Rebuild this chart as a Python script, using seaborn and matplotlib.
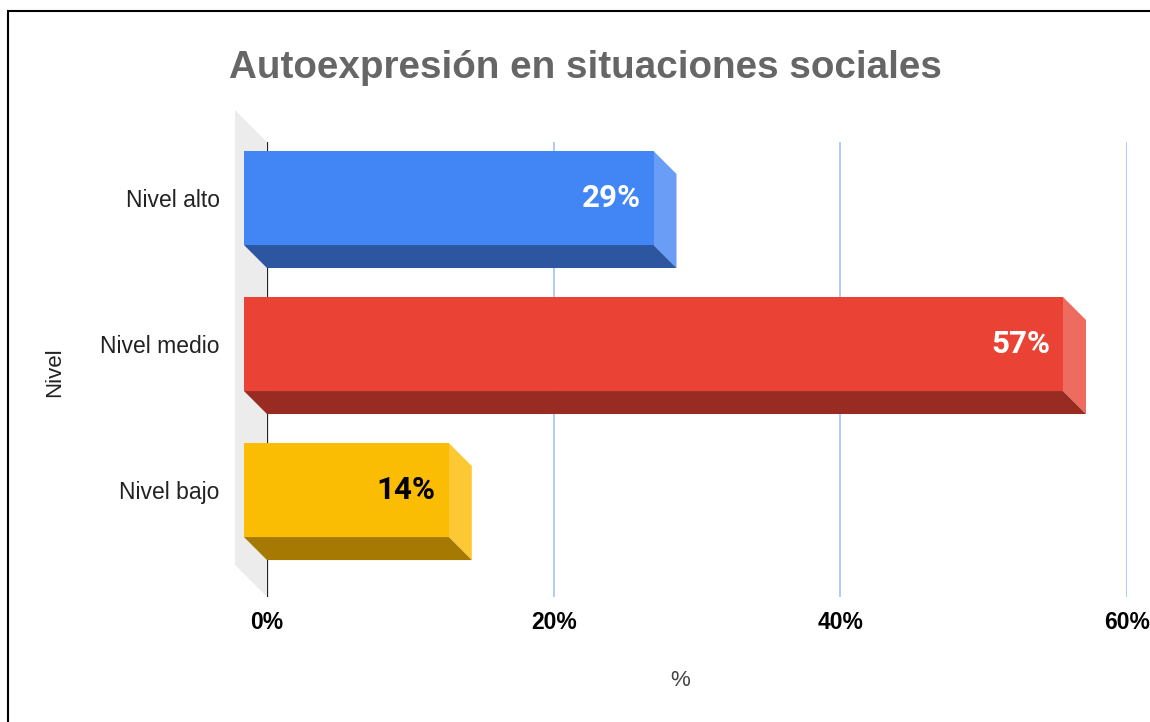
import matplotlib
matplotlib.use('Agg')
import matplotlib.pyplot as plt
from matplotlib.patches import Polygon, Rectangle
import pandas as pd
import seaborn as sns

# Datos del gráfico
categorias = ['Nivel alto', 'Nivel medio', 'Nivel bajo']
porcentajes = [28.57, 57.14, 14.29]
etiquetas = ['29%', '57%', '14%']

# Colores: cara frontal, lateral y inferior
color_frente = ['#4285F4', '#EA4335', '#FBBC04']
color_lado = ['#6a9ef6', '#ee6b60', '#fcc935']
color_base = ['#2c56a0', '#982c23', '#a67a02']
color_texto = ['white', 'white', 'black']

titulo = 'Autoexpresión en situaciones sociales'

sns.set_theme(style='white')
plt.rcParams['font.family'] = ['Liberation Sans', 'DejaVu Sans']

W, H = 1150, 722
fig = plt.figure(figsize=(W / 100, H / 100), dpi=100)
ax = fig.add_axes([267 / W, (H - 597) / H, 860 / W, 455 / H])

df = pd.DataFrame({'categoria': categorias, 'valor': porcentajes})
sns.barplot(data=df, x='valor', y='categoria', hue='categoria', palette=color_frente,
            orient='h', width=0.644, saturation=1, legend=False, ax=ax, zorder=2)

ax.set_xlim(0, 60)
ax.set_ylim(2.575, -0.541)

# Profundidad del efecto 3D en unidades de datos
dx = 23 * 60 / 860
dy = 23 * (2.575 + 0.541) / 455
dxw = 32 * 60 / 860
dyw = 32 * (2.575 + 0.541) / 455

# Pared gris a la izquierda
ax.add_patch(Polygon([(-dxw, -0.541 - dyw), (0, -0.541), (0, 2.575), (-dxw, 2.575 - dyw)],
                     closed=True, facecolor='#ececec', edgecolor='none', clip_on=False, zorder=0.3))
ax.axvline(0, color='#222222', lw=1.6, zorder=0.8)

bars = sorted(ax.patches[:3], key=lambda p: p.get_y())
for i, p in enumerate(bars):
    if not isinstance(p, Rectangle):
        continue
    x0, y0, w, h = p.get_x(), p.get_y(), p.get_width(), p.get_height()
    lado = Polygon([(x0 + w - dx, y0 - dy), (x0 + w, y0), (x0 + w, y0 + h), (x0 + w - dx, y0 + h - dy)],
                   closed=True, facecolor=color_lado[i], edgecolor='none', clip_on=False, zorder=1.5)
    base = Polygon([(x0 - dx, y0 + h - dy), (x0 + w - dx, y0 + h - dy), (x0 + w, y0 + h), (x0, y0 + h)],
                   closed=True, facecolor=color_base[i], edgecolor='none', clip_on=False, zorder=1.5)
    ax.add_patch(lado)
    ax.add_patch(base)
    # cara frontal desplazada
    p.set_x(x0 - dx)
    p.set_y(y0 - dy)
    p.set_clip_on(False)
    p.set_edgecolor('none')
    ax.text(x0 + w - dx - 13 * 60 / 860, y0 - dy + h / 2, etiquetas[i], ha='right', va='center',
            fontsize=22.5, fontweight='bold', color=color_texto[i], family=['Roboto', 'DejaVu Sans'],
            zorder=3)

ax.set_yticks([k - dy for k in range(len(categorias))], categorias)
ax.set_xticks([0, 20, 40, 60], ['0%', '20%', '40%', '60%'])
ax.tick_params(axis='y', length=0, pad=34, labelsize=16.5, labelcolor='#222222')
ax.tick_params(axis='x', length=0, pad=10, labelsize=16.5, labelcolor='black')
for lbl in ax.get_xticklabels():
    lbl.set_fontweight('bold')

ax.xaxis.grid(True, color='#a8c7fa', lw=1.3)
ax.yaxis.grid(False)
ax.set_axisbelow(True)
for s in ax.spines.values():
    s.set_visible(False)

ax.set_xlabel('%', fontsize=16, color='#444444')
ax.xaxis.set_label_coords((680 - 267) / 860, -(681 - 597) / 455)
ax.xaxis.label.set_va('center')
ax.set_ylabel('Nivel', fontsize=16, color='#222222')
ax.yaxis.set_label_coords((55 - 267) / 860, (597 - 372) / 455)
ax.yaxis.label.set_va('center')

fig.text(585 / W, 1 - 78 / H, titulo, ha='center', va='baseline', fontsize=27.8,
         fontweight='bold', color='#666666')

# Marco exterior
fig.add_artist(Rectangle((8 / W, -0.1), 2, 1 - 11 / H + 0.1, transform=fig.transFigure,
                         fill=False, edgecolor='black', lw=1.5))

fig.savefig('out.png', dpi=100)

————————

— What you are asked to do —
Output the material word for word, omitting its pictures.

— Final result —
Rebuild this chart as a Python script, using seaborn and matplotlib.
import matplotlib
matplotlib.use('Agg')
import matplotlib.pyplot as plt
from matplotlib.patches import Polygon, Rectangle
import pandas as pd
import seaborn as sns

# Datos del gráfico
categorias = ['Nivel alto', 'Nivel medio', 'Nivel bajo']
porcentajes = [28.57, 57.14, 14.29]
etiquetas = ['29%', '57%', '14%']

# Colores: cara frontal, lateral y inferior
color_frente = ['#4285F4', '#EA4335', '#FBBC04']
color_lado = ['#6a9ef6', '#ee6b60', '#fcc935']
color_base = ['#2c56a0', '#982c23', '#a67a02']
color_texto = ['white', 'white', 'black']

titulo = 'Autoexpresión en situaciones sociales'

sns.set_theme(style='white')
plt.rcParams['font.family'] = ['Liberation Sans', 'DejaVu Sans']

W, H = 1150, 722
fig = plt.figure(figsize=(W / 100, H / 100), dpi=100)
ax = fig.add_axes([267 / W, (H - 597) / H, 860 / W, 455 / H])

df = pd.DataFrame({'categoria': categorias, 'valor': porcentajes})
sns.barplot(data=df, x='valor', y='categoria', hue='categoria', palette=color_frente,
            orient='h', width=0.644, saturation=1, legend=False, ax=ax, zorder=2)

ax.set_xlim(0, 60)
ax.set_ylim(2.575, -0.541)

# Profundidad del efecto 3D en unidades de datos
dx = 23 * 60 / 860
dy = 23 * (2.575 + 0.541) / 455
dxw = 32 * 60 / 860
dyw = 32 * (2.575 + 0.541) / 455

# Pared gris a la izquierda
ax.add_patch(Polygon([(-dxw, -0.541 - dyw), (0, -0.541), (0, 2.575), (-dxw, 2.575 - dyw)],
                     closed=True, facecolor='#ececec', edgecolor='none', clip_on=False, zorder=0.3))
ax.axvline(0, color='#222222', lw=1.6, zorder=0.8)

bars = sorted(ax.patches[:3], key=lambda p: p.get_y())
for i, p in enumerate(bars):
    if not isinstance(p, Rectangle):
        continue
    x0, y0, w, h = p.get_x(), p.get_y(), p.get_width(), p.get_height()
    lado = Polygon([(x0 + w - dx, y0 - dy), (x0 + w, y0), (x0 + w, y0 + h), (x0 + w - dx, y0 + h - dy)],
                   closed=True, facecolor=color_lado[i], edgecolor='none', clip_on=False, zorder=1.5)
    base = Polygon([(x0 - dx, y0 + h - dy), (x0 + w - dx, y0 + h - dy), (x0 + w, y0 + h), (x0, y0 + h)],
                   closed=True, facecolor=color_base[i], edgecolor='none', clip_on=False, zorder=1.5)
    ax.add_patch(lado)
    ax.add_patch(base)
    # cara frontal desplazada
    p.set_x(x0 - dx)
    p.set_y(y0 - dy)
    p.set_clip_on(False)
    p.set_edgecolor('none')
    ax.text(x0 + w - dx - 13 * 60 / 860, y0 - dy + h / 2, etiquetas[i], ha='right', va='center',
            fontsize=22.5, fontweight='bold', color=color_texto[i], family=['Roboto', 'DejaVu Sans'],
            zorder=3)

ax.set_yticks([k - dy for k in range(len(categorias))], categorias)
ax.set_xticks([0, 20, 40, 60], ['0%', '20%', '40%', '60%'])
ax.tick_params(axis='y', length=0, pad=34, labelsize=16.5, labelcolor='#222222')
ax.tick_params(axis='x', length=0, pad=10, labelsize=16.5, labelcolor='black')
for lbl in ax.get_xticklabels():
    lbl.set_fontweight('bold')

ax.xaxis.grid(True, color='#a8c7fa', lw=1.3)
ax.yaxis.grid(False)
ax.set_axisbelow(True)
for s in ax.spines.values():
    s.set_visible(False)

ax.set_xlabel('%', fontsize=16, color='#444444')
ax.xaxis.set_label_coords((680 - 267) / 860, -(681 - 597) / 455)
ax.xaxis.label.set_va('center')
ax.set_ylabel('Nivel', fontsize=16, color='#222222')
ax.yaxis.set_label_coords((55 - 267) / 860, (597 - 372) / 455)
ax.yaxis.label.set_va('center')

fig.text(585 / W, 1 - 78 / H, titulo, ha='center', va='baseline', fontsize=27.8,
         fontweight='bold', color='#666666')

# Marco exterior
fig.add_artist(Rectangle((8 / W, -0.1), 2, 1 - 11 / H + 0.1, transform=fig.transFigure,
                         fill=False, edgecolor='black', lw=1.5))

fig.savefig('out.png', dpi=100)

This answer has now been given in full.